Ill pit my 300 six against any non-stroker 302 or 351 here and probably pull a bigger stump and match high speed. Its not slow by any means and itll do 90mph with ease. Though with no OD, 100 is about max rpms in 4th gear. It takes 5000 rpm like its nothing though much more and it falls flat on its face! With a properly ported and valved head, 500hp and 8000 rpms are not out of the question. I know of one with a special head making 600 hp in a dragster.
 
#19 · (Edited)
I had the machine work done by Kelley's Machine and built this myself for about $4k. It's a 5.0 roller block with an Explorer cam, GT40P heads, Weiand intake, Holley Truck Avenger carb, Holley fuel pump, Flow Kooler water pump, HEI style dizzy, MSD plug wires, Perma-Dry gaskets on valve covers and oil pan, Federal Mogul bearings, Fel-Pro gaskets, and ARP fasteners top-to-bottom inside-and-out. The customer changed their mind and had me build them something else, entirely, that made almost double the power. Allowed me to keep the engine for my time invested. The heads have since been swapped over to 3 bar GT40's (milled to Cobra spec), Cobra 1.7 roller rockers added, first gen Lightning headers added, and I ditched the carb and dizzy for the BKO's fuel injected set-up. It'll probably make around 230-240 HP / 285-300 TQ. Nothing spectacular, but neither was the price.
 
#27 ·
To the original poster:

Why do you think your engine is "giving up on you"? Is it burning oil? Leaking oil? Smoking?

Don't get me wrong, I love building engines and upgrading, but the unpopular answer is that if the engine runs decent and passes a compression / leakdown test - most people would get more benefits from swapping in lower gears than replacing an engine.

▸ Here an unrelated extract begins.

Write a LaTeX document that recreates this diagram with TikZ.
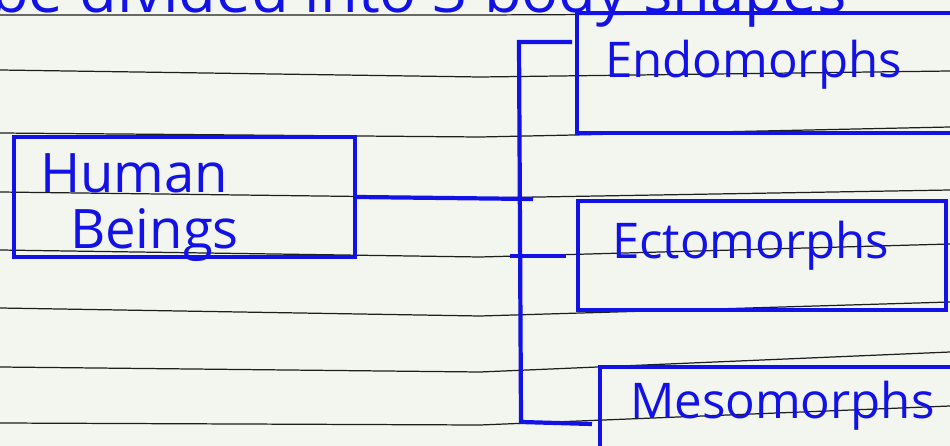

A buddy of mine has a K5 blazer on 35s. Has had it for what seems like forever. He bought it off a guy who spent a GOOD chunk of cash getting all the rust fixed, body work and paint, redid the interior, rebuilt the transmission and transfer case, lift, tires, wheels etc. Then griped about it being a "dog" (factory 3.08 gears). And said it needed the engine rebuilt. Guy got a quote for like $6K from some shop and decided to buy a new truck and sell the Blazer. Tune up, a few gaskets, carb rebuild, headers and 4.56 gears. That pig will bark 2nd (built 700R4).